14th April 2023 – Galatians 1:1-2

Paul, an apostle—not from men nor through man, but through Jesus Christ and God the Father, who raised him from the dead— 2 and all the brothers who are with me,

To the churches of Galatia:


Another consideration in this debate is the fact that Barnabas is referred to in 2:1 as if he were known to the Galatians; and Barnabas was with Paul on his first missionary journey, when he visited the south of Galatia, but not on his second, when he visited the north. Then there is the question of Paul's visits to Jerusalem. The Acts of the Apostles record three visits, Acts 9:26; 11:30 and Acts 15, while Galatians mentions only two, Galatians 1:18ff and 2:1ff. It is generally agreed that Acts 9:26 and Galatians 1:18ff refer to the same event. Ramsay suggests that Acts 11:30 corresponds to Galatians 2:1ff, and that the third visit - Acts 15 - had not taken place when Galatians was written, and therefore Paul could not refer to it.
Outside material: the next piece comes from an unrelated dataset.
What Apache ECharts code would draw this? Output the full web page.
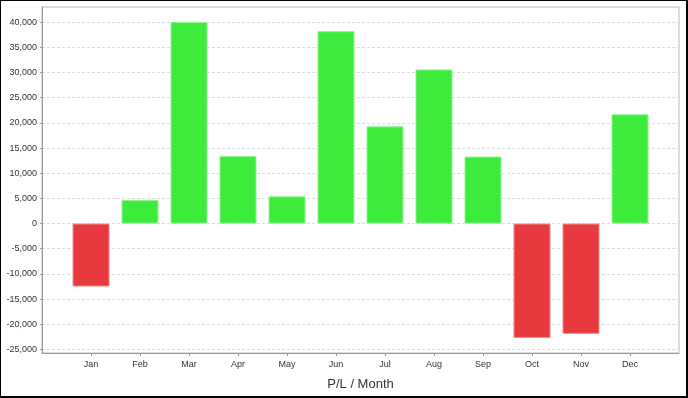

It certainly seems inconceivable that the apostolic decree could have been in existence at the time Galatians was written, without Paul making any reference to it. This should surely incline us to believe that the recipients of the letter were the south Galatian people, in Lystra, Derbe, Iconium and Antioch. The appropriate section of Acts - chs 13 and 14 - should therefore be studied to provide the background to what Paul has to say to them in this epistle, for it is there that we are able to ascertain the nature and content of the message that Paul preached to them.

It will be noticed in 6ff that Paul, in addressing himself to the Galatians, expresses surprise and dismay that they had been drawn away so quickly from the message he had preached to them. What was that message? We learn its content in Acts 13/14. Paul preached to them the life, death and resurrection of Christ, and forgiveness through His Name. He proclaimed the cross of Christ as the hope of the believer and the pattern of his life, and the anointing of the Spirit making that cross a life-transforming reality in experience. This twofold emphasis on the cross and the Spirit is in one real sense also the theme of the Galatian epistle: the cross as the object of the believer's hope ('The Son of God loved me and gave Himself for me'), the principle of the believer's life ('I have been crucified with Christ'), and the Holy Spirit as the life and power of the believer ('Walk in the Spirit' and 'The fruit of the Spirit...'). Now, when the devil seeks to do a work in Christians' hearts to hinder or even destroy their faith, this is the twofold attack he makes: against the word of the cross on the one hand, and against the grace of the Holy Spirit on the other. In their defection from the truth of the gospel the Galatians had been beguiled into doing two things: they were disputing the Apostle's message, and they were challenging his authority as an apostle. The false teachers had insinuated into their minds that there was a distinction between Paul's message and that of the other apostles, and suggesting by implication that his authority was therefore inferior to that of the other apostles. It is this that serves to explain the tremendous thrust of Paul's opening words in 1.